Getting to competitive cost advantages that can be sustained over time, Electric Hydrogen has eschewed a silver bullet component or materials differentiation strategy and instead sought to tackle delivered cost of green hydrogen through what Das describes as a “silver buckshot”:
- Electric Hydrogen has re-designed proton-exchange membrane (PEM) electrolyzers to be manufactured with radically low critical minerals loading and record-breaking current density while using manufacturing methods that have already been proven at scale. The product is a single standardized unit complete with power electronics and balance of plant components that are co-optimized to run with the stack. This is in contrast with some other OEMs who might supply components (e.g., electrodes, membranes, or finished stacks) to be incorporated into a finished electrolyzer plant elsewhere.
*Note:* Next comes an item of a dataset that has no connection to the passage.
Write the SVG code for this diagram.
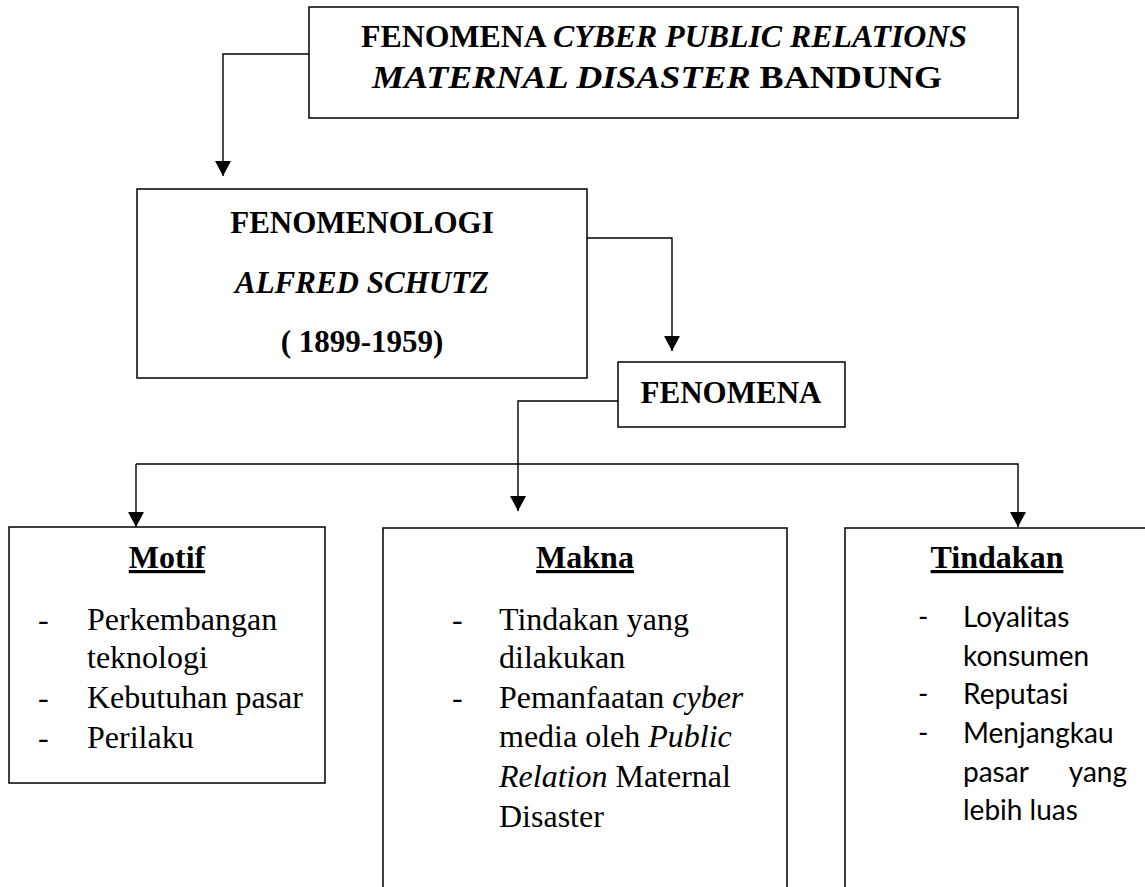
<svg xmlns="http://www.w3.org/2000/svg" width="1145" height="887" viewBox="0 0 1145 887">
<style>
.box{fill:#fff;stroke:#000;stroke-width:1.5}
.con{fill:none;stroke:#000;stroke-width:1.4}
.t{font-family:"Liberation Serif","Times New Roman",serif;fill:#000}
.b{font-weight:bold}
.i{font-style:italic}
.h{font-family:"Liberation Serif","Times New Roman",serif;font-size:32px;font-weight:bold;text-decoration:underline;text-anchor:middle}
.r{font-family:"Liberation Serif","Times New Roman",serif;font-size:32px}
.s{font-family:Lato,"Open Sans",sans-serif;font-size:28px}
</style>
<defs>
<marker id="ad" markerUnits="userSpaceOnUse" markerWidth="16" markerHeight="16" viewBox="0 0 16 16" refX="8" refY="15" orient="0">
<path d="M0,0 L16,0 L8,15 Z" fill="#000"/>
</marker>
</defs>

<g id="connectors">
<polyline class="con" points="309,54 223,54 223,176" marker-end="url(#ad)"/>
<polyline class="con" points="587,238 672,238 672,351" marker-end="url(#ad)"/>
<polyline class="con" points="618,401 518,401 518,511" marker-end="url(#ad)"/>
<polyline class="con" points="136,464 1018,464 1018,527" marker-end="url(#ad)"/>
<line class="con" x1="136" y1="464" x2="136" y2="527" marker-end="url(#ad)"/>
</g>

<g id="node-top">
<rect class="box" x="309" y="7" width="709" height="111"/>
<text class="t b" x="664" y="47" font-size="31" text-anchor="middle" textLength="606" lengthAdjust="spacingAndGlyphs">FENOMENA <tspan class="i">CYBER PUBLIC RELATIONS</tspan></text>
<text class="t b" x="657" y="88" font-size="31" text-anchor="middle" textLength="570" lengthAdjust="spacingAndGlyphs"><tspan class="i">MATERNAL DISASTER</tspan> BANDUNG</text>
</g>

<g id="node-fenomenologi">
<rect class="box" x="137" y="189" width="450" height="189"/>
<text class="t b" x="362" y="233" font-size="31" text-anchor="middle">FENOMENOLOGI</text>
<text class="t b i" x="362" y="293" font-size="31" text-anchor="middle">ALFRED SCHUTZ</text>
<text class="t b" x="362" y="352" font-size="31" text-anchor="middle">( 1899-1959)</text>
</g>

<g id="node-fenomena">
<rect class="box" x="618" y="362" width="227" height="65"/>
<text class="t b" x="731" y="403" font-size="31" text-anchor="middle">FENOMENA</text>
</g>

<g id="node-motif">
<rect class="box" x="9" y="527" width="316" height="256"/>
<text class="h" x="167" y="568">Motif</text>
<text class="r" x="38" y="630">-</text>
<text class="r" x="87" y="630">Perkembangan</text>
<text class="r" x="87" y="668">teknologi</text>
<text class="r" x="38" y="708">-</text>
<text class="r" x="87" y="708">Kebutuhan pasar</text>
<text class="r" x="38" y="748">-</text>
<text class="r" x="87" y="748">Perilaku</text>
</g>

<g id="node-makna">
<path class="box" d="M383,890 L383,528 L787,528 L787,890"/>
<text class="h" x="585" y="568">Makna</text>
<text class="r" x="452" y="630">-</text>
<text class="r" x="499" y="630">Tindakan yang</text>
<text class="r" x="499" y="668">dilakukan</text>
<text class="r" x="452" y="708">-</text>
<text class="r" x="499" y="708">Pemanfaatan <tspan font-style="italic">cyber</tspan></text>
<text class="r" x="499" y="747">media oleh <tspan font-style="italic">Public</tspan></text>
<text class="r" x="499" y="787"><tspan font-style="italic">Relation</tspan> Maternal</text>
<text class="r" x="499" y="827">Disaster</text>
</g>

<g id="node-tindakan">
<path class="box" d="M845,890 L845,528 L1150,528"/>
<text class="h" x="997" y="568">Tindakan</text>
<text class="s" x="918" y="627">-</text>
<text class="s" x="963" y="627">Loyalitas</text>
<text class="s" x="963" y="666">konsumen</text>
<text class="s" x="918" y="704">-</text>
<text class="s" x="963" y="704">Reputasi</text>
<text class="s" x="918" y="743">-</text>
<text class="s" x="963" y="743">Menjangkau</text>
<text class="s" x="963" y="782">pasar</text>
<text class="s" x="1127" y="782" text-anchor="end">yang</text>
<text class="s" x="963" y="820">lebih luas</text>
</g>
</svg>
- Electric Hydrogen has developed IP around stacks, power electronics and balance-of-plant (BoP) technologies to be used in electrolysis operations.
The net result is Electric Hydrogen’s electrolyzers can easily integrate into industrial off-takers’ operations.
A key accelerant toward cost parity with grey hydrogen and fossil fuels will be the tax credits enacted by the Inflation Reduction Act (IRA). Production tax credits for hydrogen production with renewables will reach as much as $3/kg for the lowest-carbon forms of hydrogen production. According to Das, before the IRA, green hydrogen was on track for cost parity with grey hydrogen in about 5 years, but with the new tax credits, green hydrogen produced with Electric Hydrogen’s systems (estimated at $3.5/kg before tax credits) can get there today.
Figure 5. With the $3/kg tax credit provisioned for green hydrogen in the Inflation Reduction Act of 2022, green hydrogen achieves cost parity with grey hydrogen
However, the grey hydrogen benchmark is just a market-clearing price at the industrial scale – long-term competitiveness will come from consistent reduction in cost through innovation and iteration. When asked about the cost competition that will almost surely arise between Electric Hydrogen and up-and-coming low-cost electrolyzer producers in China, Das shoots straight that U.S. manufacturers “absolutely will end up in a price war with China”.
Staying ahead of this challenge, Electric Hydrogen is focusing on the denominator of the $/kW equation – increasing the amount of hydrogen that can be produced by its units (i.e., higher kW), as opposed to aiming for lower-performance, cheaper materials (lower $ for the same kW). Electric Hydrogen’s goal is to keep innovating down the cost of higher-performing PEM electrolyzers to stay cheaper than incumbent alkaline electrolyzers, which use cheaper materials and are the formulation most typically produced by Chinese manufacturers.
While green hydrogen innovators have long been angling for a future market, the spate of electrolyzer gigafactory announcements over the past few months (Cummins – 500MW in Minnesota, Nel – 4GW in Michigan, Electric Hydrogen – 1.2GW in Massachusetts) means the game is on for U.S.-based producers to thread the policy needle and establish sustainable cost advantages.